Cette loi est le symptôme de la toute-puissance que croit détenir l’homme moderne, doté d’un petit pouvoir temporaire, qui vote, avec orgueil et ornières, cette soumission de la vie aux biotechnologies.
Face à cela, ne déprimons pas ! Cette volonté de dominer la vie et de réduire l’homme à un matériau privé d’intériorité constitue pour les chrétiens l’occasion d’une prise de conscience : nous sommes « dans un affrontement culturel entre la technique considérée comme un absolu et la responsabilité morale de l’homme […] où émerge la question fondamentale de savoir si l’homme s’est produit lui-même ou s’il dépend de Dieu » (1).
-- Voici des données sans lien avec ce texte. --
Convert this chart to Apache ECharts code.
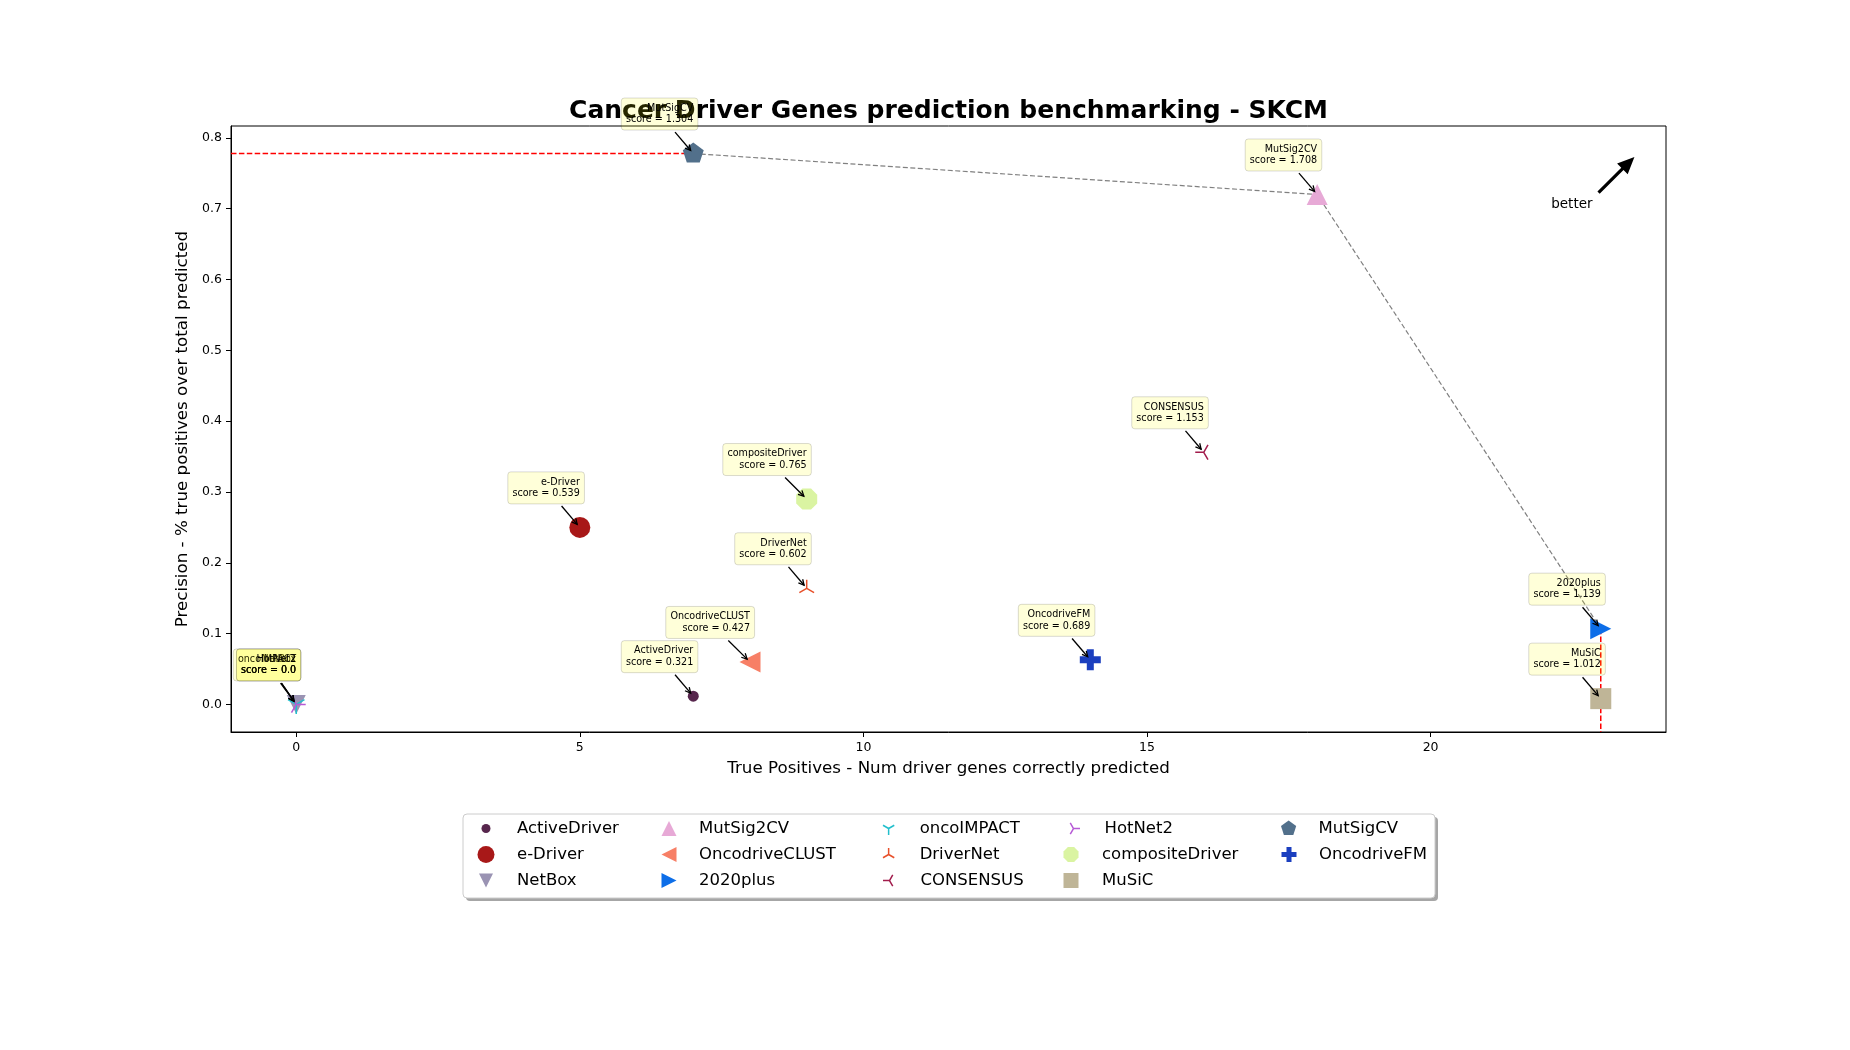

Plus que jamais, nous sommes appelés à cultiver, avec humilité et ténacité, une sagesse éthique et une résistance morale courageuse. La révolution spirituelle est devant nous. Osons la relever. Osons aller à contre-courant de l’esprit de cette loi en faisant nôtre la devise de François de Sales : Rien par force, tout par amour. L’amour vrai. Celui qui ne resplendit que dans la vérité.
Blanche Streb
(1) Benoît XVI, Caritas in veritate, sur le développement humain intégral dans la charité et dans la vérité, 2009.
Blanche Streb, docteur en pharmacie, directrice de la formation et de la recherche à l’Alliance Vita, a publié récemment Bébés sur mesure (Artège, 2018) et Éclats de vie (Éditions Emmanuel, 2019).